### TASK REQUIREMENTS
What is wanted is an exact restatement of the lines from the one with "Reproduce this chart with matplotlib." through the one with "fig.text(x / W, 1 - y / H, s, **kw)", both included, and of no other lines.

### TASK INPUT
>>
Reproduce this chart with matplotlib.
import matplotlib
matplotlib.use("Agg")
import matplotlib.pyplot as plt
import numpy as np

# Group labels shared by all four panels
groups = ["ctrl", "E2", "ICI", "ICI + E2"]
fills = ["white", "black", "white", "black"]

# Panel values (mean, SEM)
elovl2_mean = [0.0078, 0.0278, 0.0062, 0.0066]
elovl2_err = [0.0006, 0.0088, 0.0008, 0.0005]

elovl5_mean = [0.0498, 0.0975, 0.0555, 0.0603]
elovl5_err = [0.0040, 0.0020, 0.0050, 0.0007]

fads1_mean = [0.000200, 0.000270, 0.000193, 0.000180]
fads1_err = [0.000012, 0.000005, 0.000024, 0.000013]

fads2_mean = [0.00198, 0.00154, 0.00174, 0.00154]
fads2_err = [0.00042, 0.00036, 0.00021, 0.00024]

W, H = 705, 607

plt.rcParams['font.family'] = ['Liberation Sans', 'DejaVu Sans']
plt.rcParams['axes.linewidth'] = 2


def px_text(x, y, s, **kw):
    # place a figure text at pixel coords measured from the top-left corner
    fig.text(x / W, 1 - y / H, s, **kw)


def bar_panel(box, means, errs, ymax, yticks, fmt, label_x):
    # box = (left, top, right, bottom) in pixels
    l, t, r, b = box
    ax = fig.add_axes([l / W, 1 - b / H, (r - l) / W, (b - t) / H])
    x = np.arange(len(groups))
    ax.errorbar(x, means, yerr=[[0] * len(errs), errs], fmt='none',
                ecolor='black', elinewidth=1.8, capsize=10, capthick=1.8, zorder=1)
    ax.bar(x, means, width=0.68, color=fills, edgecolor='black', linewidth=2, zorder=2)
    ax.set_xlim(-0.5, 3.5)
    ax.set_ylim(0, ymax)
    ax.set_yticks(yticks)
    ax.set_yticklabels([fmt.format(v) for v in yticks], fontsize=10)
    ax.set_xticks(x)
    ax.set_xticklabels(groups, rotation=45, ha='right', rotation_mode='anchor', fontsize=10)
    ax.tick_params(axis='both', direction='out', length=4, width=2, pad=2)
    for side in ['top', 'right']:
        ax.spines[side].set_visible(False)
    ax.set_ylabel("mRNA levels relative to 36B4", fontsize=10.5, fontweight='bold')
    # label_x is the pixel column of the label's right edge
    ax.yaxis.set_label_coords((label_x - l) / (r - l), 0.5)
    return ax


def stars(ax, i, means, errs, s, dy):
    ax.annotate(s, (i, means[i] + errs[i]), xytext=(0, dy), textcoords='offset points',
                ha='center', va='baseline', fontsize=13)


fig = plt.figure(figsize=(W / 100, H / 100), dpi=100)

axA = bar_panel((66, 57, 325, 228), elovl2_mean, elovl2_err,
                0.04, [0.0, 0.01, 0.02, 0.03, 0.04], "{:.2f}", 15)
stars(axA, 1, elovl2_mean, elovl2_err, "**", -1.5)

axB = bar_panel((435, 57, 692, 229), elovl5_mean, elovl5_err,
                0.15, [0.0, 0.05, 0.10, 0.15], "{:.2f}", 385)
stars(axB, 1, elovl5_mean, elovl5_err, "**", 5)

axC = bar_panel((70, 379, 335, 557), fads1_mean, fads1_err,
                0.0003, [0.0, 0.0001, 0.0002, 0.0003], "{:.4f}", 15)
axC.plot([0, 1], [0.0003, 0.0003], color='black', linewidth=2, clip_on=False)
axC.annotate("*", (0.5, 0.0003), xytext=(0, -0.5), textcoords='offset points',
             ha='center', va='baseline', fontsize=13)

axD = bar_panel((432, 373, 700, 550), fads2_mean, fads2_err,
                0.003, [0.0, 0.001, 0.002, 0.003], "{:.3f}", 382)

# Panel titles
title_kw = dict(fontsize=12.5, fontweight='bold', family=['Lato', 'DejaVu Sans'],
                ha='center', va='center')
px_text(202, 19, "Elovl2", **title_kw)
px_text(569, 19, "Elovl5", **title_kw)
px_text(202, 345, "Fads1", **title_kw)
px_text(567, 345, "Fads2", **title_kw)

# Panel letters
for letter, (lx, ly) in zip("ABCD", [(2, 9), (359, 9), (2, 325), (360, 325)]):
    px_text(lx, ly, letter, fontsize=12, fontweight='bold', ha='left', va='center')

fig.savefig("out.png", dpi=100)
<<
>>
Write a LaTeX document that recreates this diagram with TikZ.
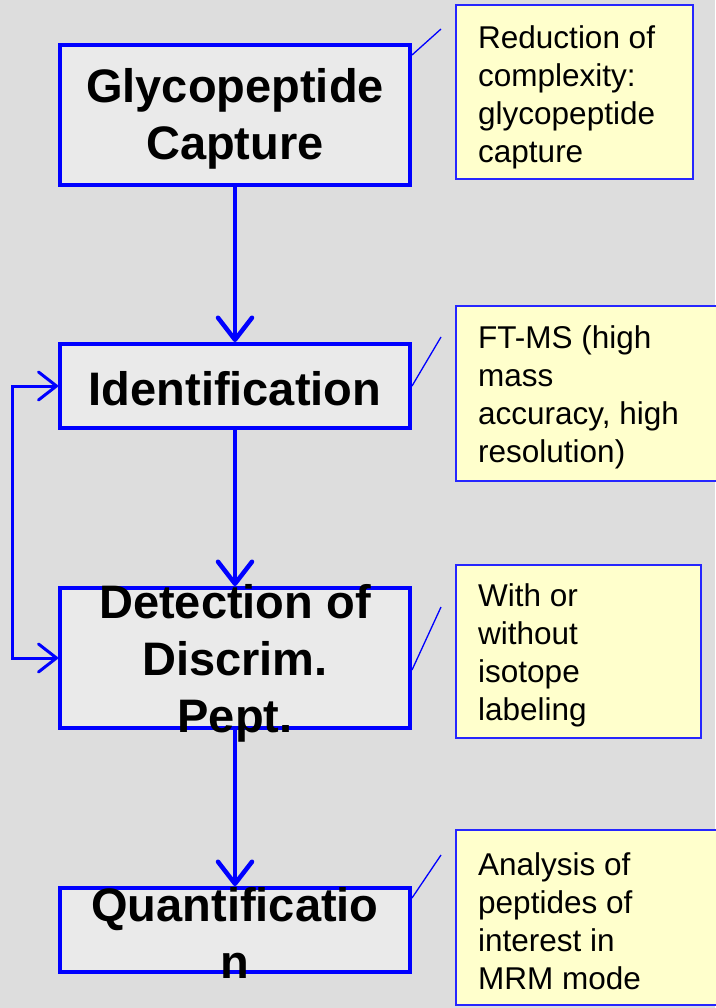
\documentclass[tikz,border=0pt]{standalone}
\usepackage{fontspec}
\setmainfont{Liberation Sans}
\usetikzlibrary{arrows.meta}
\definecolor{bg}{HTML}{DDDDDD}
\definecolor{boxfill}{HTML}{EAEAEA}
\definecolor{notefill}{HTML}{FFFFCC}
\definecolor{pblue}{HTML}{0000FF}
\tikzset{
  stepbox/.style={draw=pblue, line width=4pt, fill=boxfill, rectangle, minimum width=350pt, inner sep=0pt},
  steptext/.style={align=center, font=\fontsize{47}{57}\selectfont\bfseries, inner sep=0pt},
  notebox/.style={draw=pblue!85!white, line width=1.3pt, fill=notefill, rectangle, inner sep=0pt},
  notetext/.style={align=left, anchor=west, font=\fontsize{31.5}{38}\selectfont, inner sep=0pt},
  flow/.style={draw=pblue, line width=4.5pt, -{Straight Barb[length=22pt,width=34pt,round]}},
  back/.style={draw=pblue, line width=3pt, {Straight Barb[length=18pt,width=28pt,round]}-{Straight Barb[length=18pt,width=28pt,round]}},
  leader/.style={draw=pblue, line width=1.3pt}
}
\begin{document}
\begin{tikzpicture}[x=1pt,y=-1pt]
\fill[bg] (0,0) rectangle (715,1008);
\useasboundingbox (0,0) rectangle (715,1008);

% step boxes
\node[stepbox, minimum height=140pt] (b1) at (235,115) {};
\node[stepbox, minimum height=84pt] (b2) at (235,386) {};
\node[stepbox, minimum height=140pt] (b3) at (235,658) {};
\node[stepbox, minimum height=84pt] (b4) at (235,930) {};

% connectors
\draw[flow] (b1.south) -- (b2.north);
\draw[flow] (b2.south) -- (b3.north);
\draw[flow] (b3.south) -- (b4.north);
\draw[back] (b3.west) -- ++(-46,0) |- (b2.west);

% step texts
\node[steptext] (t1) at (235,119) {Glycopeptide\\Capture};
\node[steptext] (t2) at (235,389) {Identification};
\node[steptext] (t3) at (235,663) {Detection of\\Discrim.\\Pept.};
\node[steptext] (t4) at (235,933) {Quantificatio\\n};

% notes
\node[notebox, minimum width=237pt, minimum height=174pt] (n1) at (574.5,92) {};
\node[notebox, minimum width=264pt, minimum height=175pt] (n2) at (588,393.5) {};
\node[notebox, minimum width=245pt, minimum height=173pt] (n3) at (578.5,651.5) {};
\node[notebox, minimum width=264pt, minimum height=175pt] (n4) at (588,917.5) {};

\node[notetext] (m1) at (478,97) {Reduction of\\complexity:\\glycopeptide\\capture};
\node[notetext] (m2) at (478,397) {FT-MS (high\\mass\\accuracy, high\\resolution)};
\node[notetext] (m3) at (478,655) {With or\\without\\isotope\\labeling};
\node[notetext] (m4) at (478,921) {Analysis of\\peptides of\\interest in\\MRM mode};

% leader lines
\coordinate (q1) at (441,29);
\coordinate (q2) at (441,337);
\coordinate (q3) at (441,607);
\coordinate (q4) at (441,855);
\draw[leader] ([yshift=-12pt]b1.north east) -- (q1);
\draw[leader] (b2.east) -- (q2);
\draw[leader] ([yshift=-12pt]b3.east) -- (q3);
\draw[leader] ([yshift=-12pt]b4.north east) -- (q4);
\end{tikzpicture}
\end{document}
<<
### CORRECT RESULT
Reproduce this chart with matplotlib.
import matplotlib
matplotlib.use("Agg")
import matplotlib.pyplot as plt
import numpy as np

# Group labels shared by all four panels
groups = ["ctrl", "E2", "ICI", "ICI + E2"]
fills = ["white", "black", "white", "black"]

# Panel values (mean, SEM)
elovl2_mean = [0.0078, 0.0278, 0.0062, 0.0066]
elovl2_err = [0.0006, 0.0088, 0.0008, 0.0005]

elovl5_mean = [0.0498, 0.0975, 0.0555, 0.0603]
elovl5_err = [0.0040, 0.0020, 0.0050, 0.0007]

fads1_mean = [0.000200, 0.000270, 0.000193, 0.000180]
fads1_err = [0.000012, 0.000005, 0.000024, 0.000013]

fads2_mean = [0.00198, 0.00154, 0.00174, 0.00154]
fads2_err = [0.00042, 0.00036, 0.00021, 0.00024]

W, H = 705, 607

plt.rcParams['font.family'] = ['Liberation Sans', 'DejaVu Sans']
plt.rcParams['axes.linewidth'] = 2


def px_text(x, y, s, **kw):
    # place a figure text at pixel coords measured from the top-left corner
    fig.text(x / W, 1 - y / H, s, **kw)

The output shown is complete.